Astronomers looking at the atmosphere in neighboring Venus see something that might just be a sign of life.
In a study published Monday, researchers from Cardiff University, MIT and elsewhere say they found the chemical signature of a noxious gas called phosphine.
On Earth, phosphine is associated with life. It's found at the bottom of ponds, in badger guts and in penguin guano.
Venus’ phosphine was observed in a narrow, temperate band within the planet’s atmospheres, where temperatures range from 30 to 200 degrees Fahrenheit. Scientists have speculated that if life exists on Venus, this layer of the atmosphere, or cloud deck, is likely the only place where it would survive, according to MIT.
“This phosphine signal is perfectly positioned where others have conjectured the area could be habitable,” said the study’s co-author and EAPS Research Scientist Janusz Petkowski.

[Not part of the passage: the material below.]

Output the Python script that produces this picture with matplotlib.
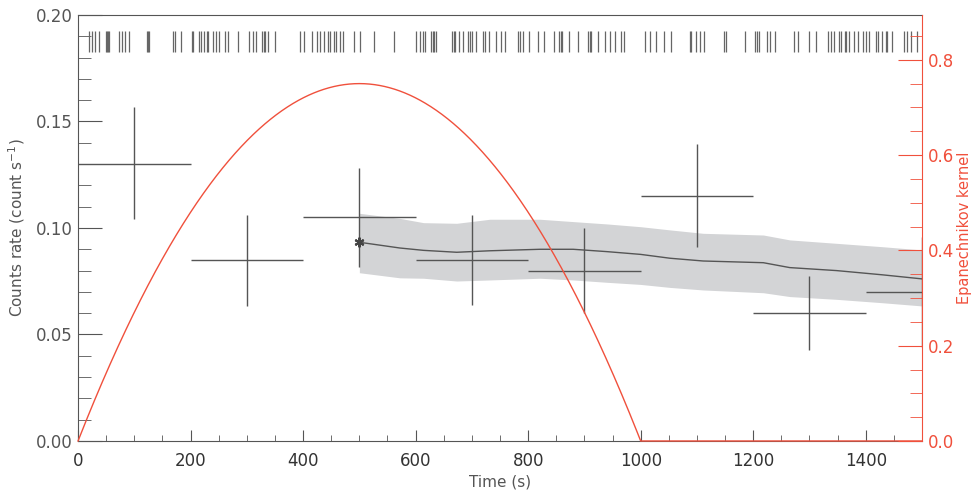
import matplotlib.pyplot as plt
import numpy as np
from matplotlib.ticker import MultipleLocator

# %%
# Data
events = [20.1, 24.9, 30.8, 36.7, 49.8, 51.5, 52.7, 55.7, 72.3, 78.2, 84.1, 90.0,
          122.6, 124.0, 125.6, 169.4, 173.0, 183.0, 202.6, 205.0, 214.4, 218.6,
          224.5, 228.6, 231.0, 240.5, 245.2, 251.2, 261.8, 267.2, 284.9, 303.3,
          311.6, 316.3, 327.0, 329.9, 332.3, 337.0, 350.7,
          395.1, 402.2, 415.8, 424.7, 430.6, 436.6, 443.7, 448.4, 454.3, 459.1,
          465.0, 470.9, 489.9, 500.5, 526.6, 560.9, 601.2, 607.1, 613.1, 617.2,
          627.3, 630.2, 633.2, 636.8, 664.6, 667.6, 670.5, 676.5, 684.1, 693.0,
          696.0, 700.1, 707.8, 719.7, 723.8, 729.8, 743.4,
          751.1, 759.4, 781.9, 784.8, 790.8, 800.8, 817.4, 828.1, 845.9, 854.7,
          857.7, 860.7, 871.9, 888.5, 906.3, 909.2, 912.2, 924.0, 937.1, 944.8,
          954.8, 964.3, 970.2, 1008.2, 1015.9, 1027.7, 1041.3, 1054.4, 1086.9,
          1089.9, 1098.8, 1104.7, 1112.4,
          1147.9, 1152.1, 1185.3, 1203.0, 1207.2, 1210.1, 1224.9, 1229.1, 1238.6,
          1272.3, 1280.0, 1299.0, 1310.8, 1333.3, 1337.5, 1343.4, 1352.3, 1355.3,
          1363.0, 1364.1, 1370.1, 1378.9, 1386.6, 1394.9, 1399.7, 1405.6, 1417.5,
          1422.2, 1429.3, 1436.4, 1438.2, 1445.9, 1467.8, 1473.7, 1479.7, 1491.5]

bin_centers = [100, 300, 500, 700, 900, 1100, 1300, 1500]
bin_halfwidth = [100, 100, 100, 100, 100, 100, 100, 100]
rates = [0.130, 0.085, 0.105, 0.085, 0.080, 0.115, 0.060, 0.070]
err_lo = [0.0256, 0.0215, 0.0235, 0.021, 0.020, 0.024, 0.0175, 0.026]
err_hi = [0.0267, 0.021, 0.023, 0.021, 0.020, 0.0245, 0.0175, 0.026]

band_t = [500, 572, 614, 673, 732, 821, 880, 940, 1000, 1052, 1111, 1218,
          1265, 1348, 1430, 1500]
band_hi = [0.1069, 0.1045, 0.1025, 0.1022, 0.1041, 0.1041, 0.1030, 0.1019,
           0.1006, 0.0991, 0.0975, 0.0967, 0.0944, 0.0928, 0.0912, 0.0897]
band_lo = [0.0790, 0.0766, 0.0764, 0.0751, 0.0756, 0.0764, 0.0756, 0.0745,
           0.0735, 0.0721, 0.0709, 0.0696, 0.0678, 0.0665, 0.0649, 0.0634]
band_mid = [0.0933, 0.0906, 0.0895, 0.0886, 0.0893, 0.0900, 0.0900, 0.0889,
            0.0876, 0.0858, 0.0845, 0.0837, 0.0814, 0.0800, 0.0780, 0.0761]

star_t = 500
star_rate = 0.0935

# Epanechnikov kernel: centre, half width, peak
k_centre = 500
k_half = 500
k_peak = 0.75

# %%
grey = '#555555'
red = '#f0503c'
plt.rcParams['font.family'] = 'DejaVu Sans'
plt.rcParams['font.size'] = 11

fig = plt.figure(figsize=(9.73, 4.98), dpi=100)
ax = fig.add_axes([0.0802, 0.1145, 0.8674, 0.8554])

ax.fill_between(band_t, band_lo, band_hi, color='#d3d4d6', lw=0, zorder=1)
ax.plot(band_t, band_mid, color=grey, lw=1, zorder=2)
ax.plot([star_t], [star_rate], marker=(6, 2, 0), color='#444444', ms=7,
        mew=1.5, zorder=4)

ax.errorbar(bin_centers, rates, xerr=bin_halfwidth, yerr=[err_lo, err_hi],
            fmt='none', ecolor=grey, elinewidth=1, capsize=0, zorder=3)
ax.vlines(events, 0.1826, 0.1925, color='#666666', lw=0.9, zorder=3)

ax.set_xlim(0, 1500)
ax.set_ylim(0, 0.2)
ax.xaxis.set_major_locator(MultipleLocator(200))
ax.xaxis.set_minor_locator(MultipleLocator(50))
ax.yaxis.set_major_locator(MultipleLocator(0.05))
ax.yaxis.set_minor_locator(MultipleLocator(0.01))
ax.yaxis.set_major_formatter(lambda v, p: f'{v:.2f}')
ax.tick_params(axis='x', which='major', direction='in', length=8, color=grey,
               labelcolor='#333333', labelsize=12, pad=8, top=False)
ax.tick_params(axis='x', which='minor', direction='in', length=4, color=grey,
               top=False)
ax.tick_params(axis='y', which='major', direction='in', length=17, color=grey,
               labelcolor=grey, labelsize=12, pad=4, right=False)
ax.tick_params(axis='y', which='minor', direction='in', length=9, color=grey,
               right=False)
for s in ['left', 'bottom', 'top']:
    ax.spines[s].set_color(grey)
ax.spines['right'].set_visible(False)
ax.set_xlabel('Time (s)', color=grey, fontsize=11, labelpad=3)
ax.set_ylabel('Counts rate (count s$^{-1}$)', color=grey, fontsize=11,
              labelpad=6)

# kernel on the right axis
ax2 = ax.twinx()
t = np.linspace(0, 1500, 1501)
kern = np.clip(k_peak * (1 - ((t - k_centre) / k_half) ** 2), 0, None)
ax2.plot(t, kern, color=red, lw=1, clip_on=False, zorder=5)
ax2.set_ylim(0, 0.894)
ax2.yaxis.set_major_locator(MultipleLocator(0.2))
ax2.yaxis.set_minor_locator(MultipleLocator(0.05))
ax2.yaxis.set_major_formatter(lambda v, p: f'{v:.1f}')
ax2.tick_params(axis='y', which='major', direction='in', length=17, color=red,
                labelcolor=red, labelsize=12, pad=4)
ax2.tick_params(axis='y', which='minor', direction='in', length=9, color=red)
for s in ['left', 'bottom', 'top']:
    ax2.spines[s].set_visible(False)
ax2.spines['right'].set_color(red)
ax2.set_ylabel('Epanechnikov kernel', color=red, fontsize=10.5, labelpad=2)

fig.savefig('out.png', dpi=100)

Astronomers tried to figure out other, non-biological ways it could be produced and came up empty.
“It’s very hard to prove a negative,” said Clara Sousa-Silva, research scientist in MIT’s Department of Earth, Atmospheric and Planetary Sciences (EAPS). “Now, astronomers will think of all the ways to justify phosphine without life, and I welcome that. Please do, because we are at the end of our possibilities to show abiotic processes that can make phosphine.”
Outside experts — and the study authors themselves — say the research is tantalizing but not yet convincing.